Tuesday, December 09, 2008

The Hook or the Book

While every agent or editor delights in finding the high concept novel with page turning pace in the slush pile, what's to become of the more sedate literary novel? In the midst of the changing landscape in publishing, many worry that their novel doesn't have the right stuff. Do you? Does yours?

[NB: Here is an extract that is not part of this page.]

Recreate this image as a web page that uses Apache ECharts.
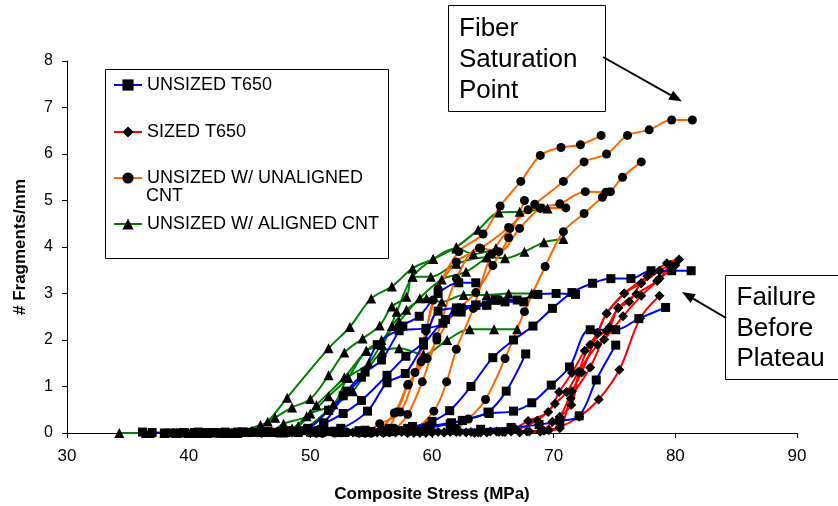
<!DOCTYPE html>
<html><head><meta charset="utf-8">
<script src="https://cdn.jsdelivr.net/npm/echarts@6/dist/echarts.min.js"></script>
<style>html,body{margin:0;padding:0;background:#fff}#c{width:838px;height:506px}</style>
</head><body><div id="c"></div>
<script>
// ---- data: each curve is a list of [stress MPa, fragments/mm] ----
const unsizedT650 = [
  [[36.2,0.02],[38.0,0],[39.6,0.01],[41.3,0],[43.0,0.02],[44.8,0.01],[46.5,0.03],[48.2,0.05],[49.8,0.08],[51.1,0.22],[53.0,0.9],[54.5,1.31],[55.85,1.57],[57.6,2.3],[58.95,2.51],[60.5,3.0],[62.2,3.23],[63.6,3.23]],
  [[37.0,0.01],[39.0,0],[40.8,0.02],[42.6,0],[44.4,0.02],[46.3,0.02],[48.0,0.04],[49.8,0.1],[51.5,0.49],[52.7,0.8],[54.2,1.2],[55.5,1.9],[57.3,2.2],[59.5,2.25],[60.9,2.36],[62.0,2.69],[63.6,2.75],[65.2,2.86],[67.0,2.86],[68.7,2.98],[70.2,3.0],[71.8,2.98]],
  [[38.5,0],[40.5,0.01],[42.2,0],[44.0,0.02],[45.8,0.01],[47.6,0.03],[49.5,0.05],[51.1,0.2],[52.7,0.42],[54.2,0.7],[56.3,1.24],[57.85,1.65],[59.3,1.96],[60.5,2.62],[62.4,2.69],[64.5,2.75],[65.4,2.86],[66.0,2.82],[67.55,2.82]],
  [[39.5,0],[41.5,0.01],[43.5,0],[45.5,0.02],[47.3,0.01],[49.0,0.03],[50.8,0.05],[52.5,0.1],[54.7,0.47],[56.3,1.08],[57.8,1.28],[59.3,1.89],[61.1,2.44],[62.4,2.6],[63.6,2.75],[64.5,2.75],[65.2,2.86]],
  [[40.5,0.01],[42.5,0],[44.5,0.02],[46.5,0.01],[48.5,0.03],[50.5,0.04],[52.5,0.05],[54.5,0.06],[56.5,0.1],[58.4,0.14],[60.0,0.25],[61.45,0.48],[63.2,1.0],[65.0,1.62],[66.7,2.0],[68.3,2.3],[69.9,2.68],[71.5,3.02],[73.2,3.22],[74.7,3.32],[76.35,3.32],[78.0,3.49],[79.7,3.49],[81.3,3.49]],
  [[42,0.01],[44,0],[46,0.02],[48,0.01],[50,0.03],[52,0.04],[54,0.05],[56,0.06],[58,0.1],[59.8,0.15],[61.6,0.22],[62.5,0.27],[64.7,0.42],[66.7,0.47],[68.2,0.65],[69.8,1.03],[71.3,1.42],[73.0,2.22],[75.1,2.22],[77.0,2.46],[79.2,2.7]],
  [[44,0],[46.5,0.02],[49,0.01],[51.5,0.03],[54,0.02],[56.5,0.03],[59,0.04],[61.5,0.06],[64,0.08],[66.5,0.12],[68.8,0.18],[70.5,0.26],[72.1,0.37],[73.5,1.14],[75.1,1.89]],
  [[45,0.01],[47.5,0],[50,0.02],[52.5,0.01],[55,0.03],[57.5,0.05],[59.5,0.1],[61.5,0.2],[62.5,0.27],[64.6,0.45],[66.1,0.9],[67.7,1.7]]
];
const sizedT650 = [
  [[46,0],[48.5,0.01],[51,0],[53.5,0.01],[56,0],[58.5,0.02],[61,0.01],[63.2,0.02],[65.3,0.03],[66.8,0.1],[67.9,0.26],[69.55,0.45],[70.45,0.88],[71.5,1.29],[72.55,1.77],[73.6,2.15],[74.35,2.57],[75.8,3.0],[77.7,3.37],[79.3,3.65],[80.3,3.73]],
  [[48,0.01],[50.5,0],[53,0.02],[55.5,0.01],[58,0],[60.5,0.02],[62.8,0.01],[64.8,0.03],[66.5,0.05],[68.65,0.27],[70.1,0.63],[71.06,0.88],[72.0,1.31],[73.0,1.9],[74.6,2.28],[75.3,2.69],[76.8,2.99],[78.5,3.27],[80.0,3.61]],
  [[50,0],[52.5,0.01],[55,0],[57.5,0.02],[60,0.01],[62.3,0.02],[64.5,0.01],[66.5,0.03],[68.9,0.04],[69.9,0.24],[71.45,0.6],[72.1,1.31],[73.6,1.9],[74.15,2.01],[75.7,2.51],[77.2,2.95],[78.7,3.32],[79.5,3.6]],
  [[52,0.01],[54.5,0],[57,0.01],[59.5,0],[62,0.02],[64,0.01],[66,0.02],[68,0.03],[69.6,0.06],[70.5,0.1],[71.4,0.74],[73.0,1.41],[74.35,2.2],[75.3,2.69],[76.2,2.82],[77.2,3.22],[78.7,3.49],[79.6,3.62]],
  [[54,0],[56.5,0.01],[59,0],[61.5,0.02],[63.8,0.01],[65.8,0.02],[67.8,0.03],[69.2,0.05],[70.5,0.35],[71.5,0.9],[72.3,1.3],[73.6,2.15],[74.35,2.57],[75.8,3.0],[77.2,3.22],[78.7,3.49]],
  [[56,0.01],[58.5,0],[61,0.01],[63.5,0],[65.5,0.02],[67.2,0.01],[68.9,0.03],[70.5,0.13],[72.1,0.35],[73.7,0.72],[75.4,1.36],[77.1,2.46],[78.7,2.95]]
];
const unalignedCNT = [
  [[48,0],[50,0.01],[52,0],[54,0.01],[56,0.02],[57.1,0.45],[58.05,1.05],[59.1,1.53],[60.1,2.86],[62.0,3.68],[64.0,3.97],[66.3,4.42],[68.45,4.92],[70.8,5.41],[72.5,5.83],[74.35,6.0],[76.07,6.4],[77.85,6.52],[79.7,6.73],[81.4,6.73]],
  [[49,0.01],[51,0],[53,0.01],[54.5,0.03],[55.7,0.2],[57.4,0.45],[58.6,1.3],[59.5,2.2],[60.5,3.1],[62.2,3.9],[64.2,4.28],[65.6,4.88],[67.3,5.41],[68.9,5.97],[70.6,6.14],[72.2,6.2],[73.9,6.4]],
  [[50.5,0],[52.5,0.01],[54.5,0],[56.5,0.02],[58.2,0.05],[60.15,0.47],[61.2,1.1],[62.0,1.8],[63.4,2.68],[64.9,3.85],[66.4,4.4],[67.9,4.8],[69.0,4.84],[71.0,4.84]],
  [[52,0.01],[54,0],[56,0.01],[58,0.02],[60,0.03],[62,0.1],[63.0,0.3],[64.4,0.72],[66.0,1.6],[67.6,2.61],[69.3,3.58],[70.8,4.33],[72.5,4.72],[74.0,5.07],[74.67,5.19],[75.66,5.5],[77.2,5.83]],
  [[51,0],[53,0.01],[55,0.02],[56.9,0.1],[58.0,0.4],[59.2,1.1],[60.4,2.07],[62.0,3.32],[63.9,3.98],[65.5,3.9],[67.2,4.4],[68.9,4.83],[70.5,4.93],[72.6,5.19],[74.3,5.18]],
  [[53,0.01],[55,0],[56.9,0.43],[58.0,1.03],[59.6,1.6],[60.4,2.0],[61.9,2.6],[63.6,3.02],[65.0,3.6],[66.3,4.2],[67.6,5.0]]
];
const alignedCNT = [
  [[34.3,0],[36.5,0],[39,0],[41.5,0],[43.5,0],[45.2,0.05],[46.5,0.25],[48.1,0.76],[51.5,1.82],[53.25,2.28],[55.0,2.89],[56.7,3.15],[58.4,3.54],[60.1,3.74],[62.0,4.0],[63.8,4.37],[65.5,4.74],[67.2,4.76],[69.5,4.83]],
  [[36.8,0],[40,0],[43,0],[45.9,0.17],[47.1,0.33],[48.5,0.55],[50,0.73],[51.5,1.24],[52.8,1.73],[54.3,2.03],[55.7,2.31],[56.7,2.72],[57.9,2.93],[58.4,3.36],[59.9,3.36],[62.0,3.64],[64.5,3.78],[66.0,3.76],[67.6,3.9],[69.2,4.1],[70.8,4.17]],
  [[38,0],[41,0],[44,0],[46.8,0.05],[47.8,0.2],[49.7,0.36],[51.5,0.79],[53.1,1.19],[54.6,1.77],[55.9,1.89],[57.1,2.61],[58.4,3.36],[60.1,3.74],[62.0,3.97],[63.4,3.85],[65.25,3.97]],
  [[39,0],[43,0],[46,0.02],[48.5,0.1],[50,0.42],[51.9,0.62],[53.1,1.19],[54.8,1.5],[56.7,2.3],[57.9,2.65],[59.55,2.9],[60.8,2.82],[62.6,2.97],[64.5,2.97],[66.3,3.0],[68.2,3.0]],
  [[40,0],[44,0],[47,0.02],[49.5,0.1],[51.5,0.5],[53.5,0.9],[55.9,1.75],[57.3,1.82],[59.3,1.69],[61.25,2.0],[63.1,2.23],[65.1,2.23],[67.0,2.23]],
  [[40.5,0],[44,0],[46.5,0.03],[49,0.15],[50.5,0.6],[52.8,1.2],[54.6,1.77],[55.85,2.0],[57.3,2.4],[59.0,2.9],[60.8,3.3],[62.8,3.47],[64.5,3.78],[65.25,3.97]]
];
const groupNames = ['UNSIZED T650','SIZED T650','UNSIZED W/ UNALIGNED CNT','UNSIZED W/ ALIGNED CNT'];
const groupColors = ['#0000FF','#FF0000','#FF6600','#008000'];
const groupSymbols = ['rect','diamond','circle','triangle'];
const groupSymbolSizes = [9,10,9,10];
const xTicks = {min:30, max:90, interval:10};
const yTicks = {min:0, max:8, interval:1};

// ---- build series ----
const groups = [unsizedT650, sizedT650, unalignedCNT, alignedCNT];
const series = [];
[3,2,1,0].forEach(function(g){
  groups[g].forEach(function(curve){
    series.push({
      name: groupNames[g], type:'line', data: curve, smooth:0.35,
      symbol: groupSymbols[g], symbolSize: groupSymbolSizes[g],
      showAllSymbol:true,
      lineStyle:{color:groupColors[g], width:2},
      itemStyle:{color:'#000', borderWidth:0},
      emphasis:{disabled:true}, z:2
    });
  });
});
const FONT = '"Liberation Sans", Arial, sans-serif';
const legendTops = [76, 123, 169, 215];
const legends = groupNames.map(function(n,i){
  return {
    data:[n], left:113, top:legendTops[i], orient:'vertical',
    itemWidth:28, itemHeight:14, selectedMode:false, padding:0,
    formatter: function(name){ return name==='UNSIZED W/ UNALIGNED CNT' ? 'UNSIZED W/ UNALIGNED' : name; },
    textStyle:{fontFamily:FONT, fontSize:18, color:'#000'}, z:20
  };
});
function arrow(x1,y1,x2,y2){
  const dx=x2-x1, dy=y2-y1, L=Math.sqrt(dx*dx+dy*dy), ux=dx/L, uy=dy/L;
  const hl=13, hw=5, bx=x2-ux*hl, by=y2-uy*hl;
  return [
    {type:'line', shape:{x1:x1,y1:y1,x2:bx,y2:by}, style:{stroke:'#000', lineWidth:2}, z:30},
    {type:'polygon', shape:{points:[[x2,y2],[bx-uy*hw,by+ux*hw],[bx+uy*hw,by-ux*hw]]}, style:{fill:'#000'}, z:30}
  ];
}
const graphics = [
  {type:'rect', shape:{x:105.5,y:69.5,width:283,height:189}, style:{fill:'#fff', stroke:'#000', lineWidth:1}, z:10},
  {type:'text', left:146, top:187, style:{text:'CNT', font:'18px '+FONT, fill:'#000'}, z:21},
  {type:'rect', shape:{x:448.5,y:5.5,width:157,height:106}, style:{fill:'#fff', stroke:'#000', lineWidth:1}, z:25},
  {type:'text', x:459, y:13.5, style:{text:'Fiber\nSaturation\nPoint', font:'26px '+FONT, lineHeight:31, fill:'#000', verticalAlign:'top'}, z:26},
  {type:'rect', shape:{x:725.5,y:275.5,width:118,height:104}, style:{fill:'#fff', stroke:'#000', lineWidth:1}, z:25},
  {type:'text', x:736.5, y:283, style:{text:'Failure\nBefore\nPlateau', font:'26px '+FONT, lineHeight:30.5, fill:'#000', verticalAlign:'top'}, z:26}
].concat(arrow(603,57,682,101.5)).concat(arrow(726,318,682,292));

const option = {
  animation:false,
  backgroundColor:'#fff',
  grid:{left:67, right:41, top:61, bottom:73, containLabel:false, outerBoundsMode:'none'},
  xAxis:{type:'value', min:xTicks.min, max:xTicks.max, interval:xTicks.interval,
    name:'Composite Stress (MPa)', nameLocation:'middle', nameGap:53,
    nameTextStyle:{fontFamily:FONT, fontSize:17, fontWeight:'bold', color:'#000'},
    axisLine:{lineStyle:{color:'#000', width:1}}, axisTick:{show:true, inside:false, length:5, lineStyle:{color:'#000'}},
    axisLabel:{fontFamily:FONT, fontSize:17, color:'#000', margin:15}, splitLine:{show:false}},
  yAxis:{type:'value', min:yTicks.min, max:yTicks.max, interval:yTicks.interval,
    name:'# Fragments/mm', nameLocation:'middle', nameGap:38, nameRotate:90,
    nameTextStyle:{fontFamily:FONT, fontSize:17, fontWeight:'bold', color:'#000'},
    axisLine:{show:true, lineStyle:{color:'#000', width:1}}, axisTick:{show:true, inside:false, length:5, lineStyle:{color:'#000'}},
    axisLabel:{fontFamily:FONT, fontSize:16, color:'#000', margin:14}, splitLine:{show:false}},
  legend: legends,
  series: series,
  graphic: graphics
};
const chart = echarts.init(document.getElementById('c'), null, {renderer:'canvas'});
chart.setOption(option);
</script></body></html>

Q) My novel has been called "quiet" by a few agents who've rejected it. Even those who have complimented my writing say they don't know how they would position it in the crowded market. I love my novel as is and feel that it will eventually find a home. I have no interest in revising it to give it a big hook. What advice do you have for a writer like me?

Lynne Griffin
It's true that selling literary--in fact all--fiction is tough these days. The shelves are certainly crowded and it takes a lot of promotion to stand out. That said, there are wonderful books being published that are literary, quiet and still deeply rich in texture and tone. I suggest you step back and ask yourself some tough questions about your novel. Are the characters richly drawn and as three dimensional as your best friend or next door neighbor? Is your story original and compelling? Great writing is a must no matter what your genre, but in truth, today your work does need to stand out in some way in order to break free from the stack.

Amy MacKinnon
Ah, the quiet novel. When I think quiet, I think Last Night at the Lobster or Out Stealing Horses, Old Man and the Sea or The Stone Diaries. Each is a gem, two were awarded the Pulitzer, all have enormous heart. If no one is telling you there's a structural issue, that the voice is a mere echo, and the characters flat, then I would persevere -- but perhaps not now. I believe in the pendulum swing philosophy, that literary gems will once command the attention they deserve. As Lynne said, the climate is not welcoming to many novels right now, but this too shall pass. Believe.

Lisa Marnell
It sounds to me as though your decision's made; you say you have no interest in revising it to give it a "Big Hook." But, allow me to play devil's advocate... I challenge you to tell yourself WHY you don't want to revise it. Are you intimidated by the work it would entail (we're all too busy these days). Do you fear you won't be able to come up with an idea? Perhaps you owe it to yourself and your novel to rethink your decision.

Hannah Roveto
Perhaps you could have someone else read it for you; and if you've had it read by one or two knowledgeable friends, try a third or even a book doctor. You don't need to do what they say, but the knowledge might be useful. If it's a marketplace issue, would a chapter or a deleted scene be worth crafting into a short story? Many a first novel came from a published short story that drew someone's attention, and a credit in Post Road might be nice to have under your belt.